The Sky is Everywhere (by Jandy Nelson)

2 03 2011

A book about grief, love and family…. When a book comes in an edition like Jandy Nelson’s The Sky is Everywhere, there’s a lot that has to go wrong for the cat to not like the book at least a teensy weensy little bit… I confess, I do on occasion judge a book by its cover, at least initially…, especially really recent novels, because I’m more than convinced that in the age of digitalization and throwaway consumer society, authors these days try their darnest to have full control over their writings, to stand out from the crowd, to make their artistic mark or what have you, so that also includes the cover of their book! On the other hand, at the same time the cat’s expectations were raised pretty high on this one…

But, let me first just gush about the absolutely gorgeous binding of the edition the cat got her paws on! Seriously, this is probably the nicest looking book ever (prove me wrong if you can). The edition I read was like a Moleskine personal diary, light blue typeface, the pages interspersed with Lennie’s poems and writings about how she was coping with her sister’s death, printed on colored papers, which looked like envelopes, receipts, crumpled papers, music paper, pieces of a tree, etc. Absolutely beautiful! Here are a few images of the edition, so if you decide to read this book, try to get this edition!

Onto the story itself then… The Sky is Everywhere tells a “touching and tender” story, is how I would describe it. Don’t get me wrong, I don’t want action-packed muscle-stories all the time, I can appreciate feather light musings about love, loss, grief and choosing life over death like the best of them. And Jandy Nelson really does make it easy on the reader. The words just seem to touch the page and then float onwards and upwards and carry the story along for a good 350 pages… So once you start you’ll be caught up in Lennie’s world immediately, and you’ll just be taken along on a symphony of grief (over her sister Bailey’s death), lust & love (Toby vs. Joe), life & death (again in the choice of Joe vs. Toby) and  remembrance (Lennie’s family history, the story of her mother’s disappearance – she had the “restless gene”). Lennie’s a musician after all, and taking us along while she plays, or in this case, writes, her remembrance poems that she leaves behind all over town for everyone or no one in particular to find, is the best way to deal with the emptiness she feels after sister’s death.

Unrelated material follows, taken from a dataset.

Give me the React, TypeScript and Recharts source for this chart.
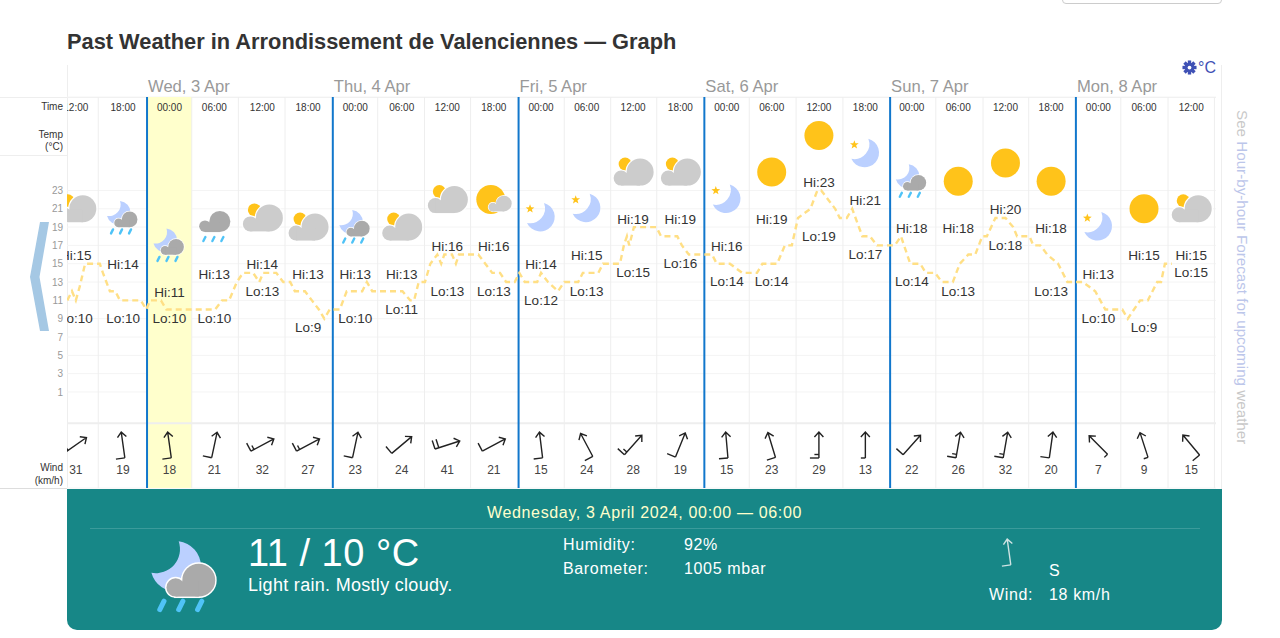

The story just keeps on floating along, the writing is dreamy, the characters in the book are quirky. That’s all fine and dandy of course, but it’s also a bit risky because of the “forgettability” of it all. I know that in the long run I’ll remember the book more for the nice artifact I had in my paws than for the story itself (which, again don’t get me wrong, was touching and heartfelt).  In other words, the cat’s a bit mixed about this one. Liked it? Yes. Loved it? No.



5 responses

18 05 2011
Emma Maree Reviews “The Sky is Everywhere” « E.Maree On Writing

[…] was a softcover with a textured cover and lovely full-colour images of Lennie's poems throughout. (Ringo the Cat has some pictures of this edition.) I haven't seen as unique and detailed an edition of a book […]

27 04 2013
Emma Maree Reviews | A Scottish YA writer reviews awesome books

[…] softcover with a textured cover and lovely full-colour images of Lennie’s poems throughout. (Ringo the Cat has some pictures of this edition.) I haven’t seen as unique and detailed an edition of a book […]

22 10 2016

Where can i find this book ??

22 10 2016

Where can i find this book !??
I am from tunisia and i didn’t find it 😦 … So if u know how can i find or buy this book …. Answer me …. Thank u 😀

12 09 2019

What is the ISBN number for this edition?